--- START Given information ---
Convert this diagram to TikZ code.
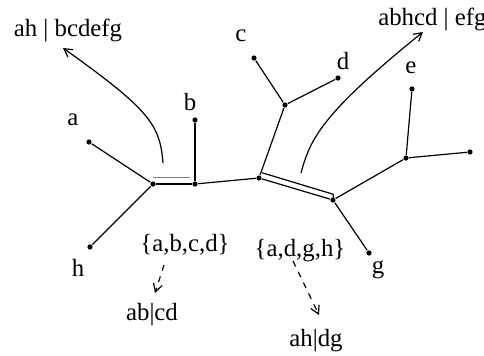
\documentclass[tikz,border=0pt]{standalone}
\usepackage{fontspec}
\setmainfont{Liberation Serif}
\usepackage{tikz}
\usetikzlibrary{arrows.meta}

\begin{document}
\begin{tikzpicture}[x=0.5pt, y=-0.5pt, line width=0.6pt, >={Straight Barb[length=4pt,width=4.5pt]},
	every node/.style={align=center, font=\fontsize{12.4}{14}\selectfont},
	dot/.style={circle, fill=black, inner sep=0pt, minimum size=2.6pt}]
				\useasboundingbox (0,0) rectangle (484,355);
				% inner vertices
				\node (left) at (153,184) [dot] {};
				\node (mid) at (195,184) [dot] {};
				\node (cross) at (259,178) [dot] {};
				\node (cdjoin) at (285,105) [dot] {};
				\node (right) at (333,200) [dot] {};
				\node (efjoin) at (406,158) [dot] {};
				% leaves
				\node (a) at (89,142) [dot] {};
				\node (b) at (195,120) [dot] {};
				\node (c) at (254,58) [dot] {};
				\node (d) at (338,78) [dot] {};
				\node (e) at (412,89) [dot] {};
				\node (f) at (470,152) [dot] {};
				\node (g) at (369,253) [dot] {};
				\node (h) at (90,247) [dot] {};
				\node (la) at (73,120) {a};
				\node (lb) at (190,102) {b};
				\node (lc) at (241,36) {c};
				\node (ld) at (343,61) {d};
				\node (le) at (411,68) {e};
				\node (lf) at (488,157) {f};
				\node (lg) at (378,270) {g};
				\node (lh) at (78,268) {h};
				% splits and quartets
				\node (split1) at (68,30) {ah | bcdefg};
				\node (split2) at (371,19) [anchor=west] {abhcd | efg};
				\node (quart1) at (185,245) {\{a,b,c,d\}};
				\node (res1) at (152,315) {ab|cd};
				\node (quart2) at (300,251) {\{a,d,g,h\}};
				\node (res2) at (316,341) {ah|dg};
				\coordinate (s1from) at (163,163);
				\coordinate (s1to) at (63,48);
				\coordinate (s2from) at (301,173);
				\coordinate (s2to) at (423,32);
				\coordinate (q1from) at (164,265);
				\coordinate (q1to) at (155,293);
				\coordinate (q2from) at (293,261);
				\coordinate (q2to) at (319,315);
				
				\draw (left) -- (a);
				\draw (left) -- (h);
				\draw (left) -- (mid);
				\draw (mid) -- (b);
				\draw (mid) -- (cross);
				\draw (cross) -- (cdjoin);
				\draw (cdjoin) -- (c);
				\draw (cdjoin) -- (d);
				\draw (cross) -- (right);
				\draw (right) -- (g);
				\draw (right) -- (efjoin);
				\draw (efjoin) -- (e);
				\draw (efjoin) -- (f);
				\draw[gray, line width=0.8pt] ([yshift=3.2pt]left.center) -- ([yshift=3.2pt,xshift=-2.3pt]mid.center);
				\draw ([shift={(1.6pt,2.6pt)}]cross.center) -- ([shift={(0pt,2.9pt)}]right.center) -- ([shift={(0.4pt,0.4pt)}]right.center);
				\draw[->] (s1from) .. controls (160,125) and (150,110) .. (s1to);
				\draw[->] (s2from) .. controls (310,140) and (320,115) .. (s2to);
				\draw[->, dashed] (q1from) -- (q1to);
				\draw[->, dashed] (q2from) -- (q2to);
			\end{tikzpicture}
\end{document}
--- END Given information ---
Output all of the data exactly as it stands, minus any images.

Convert this diagram to TikZ code.
\documentclass[tikz,border=0pt]{standalone}
\usepackage{fontspec}
\setmainfont{Liberation Serif}
\usepackage{tikz}
\usetikzlibrary{arrows.meta}

\begin{document}
\begin{tikzpicture}[x=0.5pt, y=-0.5pt, line width=0.6pt, >={Straight Barb[length=4pt,width=4.5pt]},
	every node/.style={align=center, font=\fontsize{12.4}{14}\selectfont},
	dot/.style={circle, fill=black, inner sep=0pt, minimum size=2.6pt}]
				\useasboundingbox (0,0) rectangle (484,355);
				% inner vertices
				\node (left) at (153,184) [dot] {};
				\node (mid) at (195,184) [dot] {};
				\node (cross) at (259,178) [dot] {};
				\node (cdjoin) at (285,105) [dot] {};
				\node (right) at (333,200) [dot] {};
				\node (efjoin) at (406,158) [dot] {};
				% leaves
				\node (a) at (89,142) [dot] {};
				\node (b) at (195,120) [dot] {};
				\node (c) at (254,58) [dot] {};
				\node (d) at (338,78) [dot] {};
				\node (e) at (412,89) [dot] {};
				\node (f) at (470,152) [dot] {};
				\node (g) at (369,253) [dot] {};
				\node (h) at (90,247) [dot] {};
				\node (la) at (73,120) {a};
				\node (lb) at (190,102) {b};
				\node (lc) at (241,36) {c};
				\node (ld) at (343,61) {d};
				\node (le) at (411,68) {e};
				\node (lf) at (488,157) {f};
				\node (lg) at (378,270) {g};
				\node (lh) at (78,268) {h};
				% splits and quartets
				\node (split1) at (68,30) {ah | bcdefg};
				\node (split2) at (371,19) [anchor=west] {abhcd | efg};
				\node (quart1) at (185,245) {\{a,b,c,d\}};
				\node (res1) at (152,315) {ab|cd};
				\node (quart2) at (300,251) {\{a,d,g,h\}};
				\node (res2) at (316,341) {ah|dg};
				\coordinate (s1from) at (163,163);
				\coordinate (s1to) at (63,48);
				\coordinate (s2from) at (301,173);
				\coordinate (s2to) at (423,32);
				\coordinate (q1from) at (164,265);
				\coordinate (q1to) at (155,293);
				\coordinate (q2from) at (293,261);
				\coordinate (q2to) at (319,315);
				
				\draw (left) -- (a);
				\draw (left) -- (h);
				\draw (left) -- (mid);
				\draw (mid) -- (b);
				\draw (mid) -- (cross);
				\draw (cross) -- (cdjoin);
				\draw (cdjoin) -- (c);
				\draw (cdjoin) -- (d);
				\draw (cross) -- (right);
				\draw (right) -- (g);
				\draw (right) -- (efjoin);
				\draw (efjoin) -- (e);
				\draw (efjoin) -- (f);
				\draw[gray, line width=0.8pt] ([yshift=3.2pt]left.center) -- ([yshift=3.2pt,xshift=-2.3pt]mid.center);
				\draw ([shift={(1.6pt,2.6pt)}]cross.center) -- ([shift={(0pt,2.9pt)}]right.center) -- ([shift={(0.4pt,0.4pt)}]right.center);
				\draw[->] (s1from) .. controls (160,125) and (150,110) .. (s1to);
				\draw[->] (s2from) .. controls (310,140) and (320,115) .. (s2to);
				\draw[->, dashed] (q1from) -- (q1to);
				\draw[->, dashed] (q2from) -- (q2to);
			\end{tikzpicture}
\end{document}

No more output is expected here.